Os irmãos Marinho parecem ter percebido que Kamel os enganou. O
lulismo, em vez de perigo, mudou o Brasil pra melhor. Mais que isso: a
Globo agora precisa de Dilma para enfrentar as teles, que chegam com
muito dinheiro e apetite para disputar o mercado de comunicação.

Kamel já não serve para os novos tempos. Assim como os “pitbulls” Diogo Mainardi e Mario Sabino não servem para a “Veja”.
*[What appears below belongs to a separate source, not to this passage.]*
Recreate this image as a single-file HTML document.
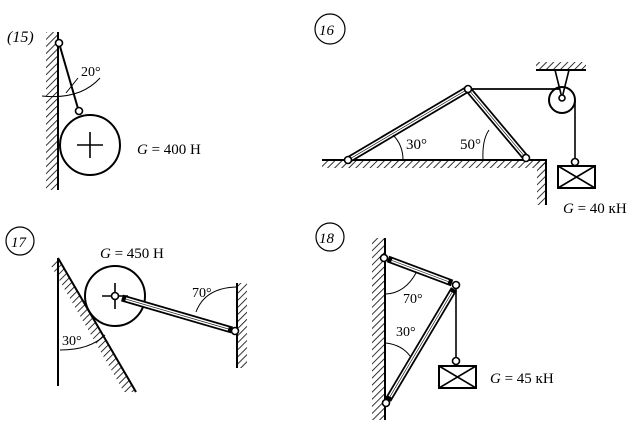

Dilma buscou os donos da mídia, passada a eleição, e propôs a
“normalização” de relações. O governo seguiu apanhando, na área
“ética” – é verdade. O que não atrapalha a imagem de Dilma.

Há quem veja na tal “faxina” um jogo combinado entre a presidenta e os donos da mídia. Será? Dilma tiraria as “denúncias” de letra (o custo ficaria para Lula e os aliados). Do outro lado, os “pitbulls” perderiam
terreno na mídia.

É a tal “normalização”. Considero um erro estratégico de Dilma. Mas quem sou eu pra achar alguma coisa. O fato é que a estratégia hoje é essa!

Patricia Poeta no “JN” parece indicar que a “normalização” passa por
Ali Kamel longe do dia-a-dia na Globo (ele ainda tenta manobrar aqui e
ali, mas já sem a mesma desenvoltura). Isso pode ser bom para o
Brasil.

Não é coincidência que a Globo tenha permitido, há poucos dias, aquela entrevista do Boni admitindo manipulação do debate de 89. A entrevista (feita pelo excelente jornalista Geneton de Moraes Neto) foi ao ar na “Globo News”.

Alguém acha que iria ao ar sem conhecimento da família
Marinho? Isso não acontece na Globo!

Durante os anos de poder total de Kamel, a Globo tentou “reescrever” o passado – em vez de reconhecer os erros. Kamel chegou a escrever artigo hilário, tantando negar que a Globo tenha manipulado a
cobertura das Diretas.

Virou piada. Até o repórter que fez a “reportagem” em 84 contou pros colegas na redação (eu estava lá, e ouvi) – “o Ali é louco de tentar negar isso; todo mundo viu no ar”.

Ali Kamel nega o racismo, nega a manipulação, nega a realidade. Freud explica.

Agora, Boni reconhece que a Globo manipulou em 89. Isso faz parte do movimento de “normalização”. O enfraquecimento de Kamel também faz.

Tudo isso está nos bastidores da troca de apresentadores do “JN”. Mas  claro que há mais. Há a estratégia televisiva, pura e simples. Fátima
Bernardes deve comandar um programa matutino na Globo.

As manhãs são hoje o principal calcanhar de aquiles da emissora carioca. A Record ganha ou empata todos os dias. Com o “Fala Brasil”, e com o “Hoje em Dia”. Ana Maria Braga não dá mais conta da briga – apesar de ainda trazer muita grana e patrocinadores.

Fátima deve ter um novo programa nas manhãs. Ana Maria será mantida Até porque na Globo as mudanças são sempre lentas – como no Comitê Central do PC da China. A Globo é um transatlântico que se manobra lentamente.

Se a Fátima emplacar, pode virar uma nova Ana Maria. O programa dela deve contar com outras estrelas globais (Pedro Bial, quem sabe?).

A mudança de apresentadores tem esse duplo sentido: enfraquecimento de Kamel (que continuará a ter seu camarote no transatlântico global, mas talvez já não frequente tanto a cabine de comando); e estratégia pra recuperar audiência nas manhãs.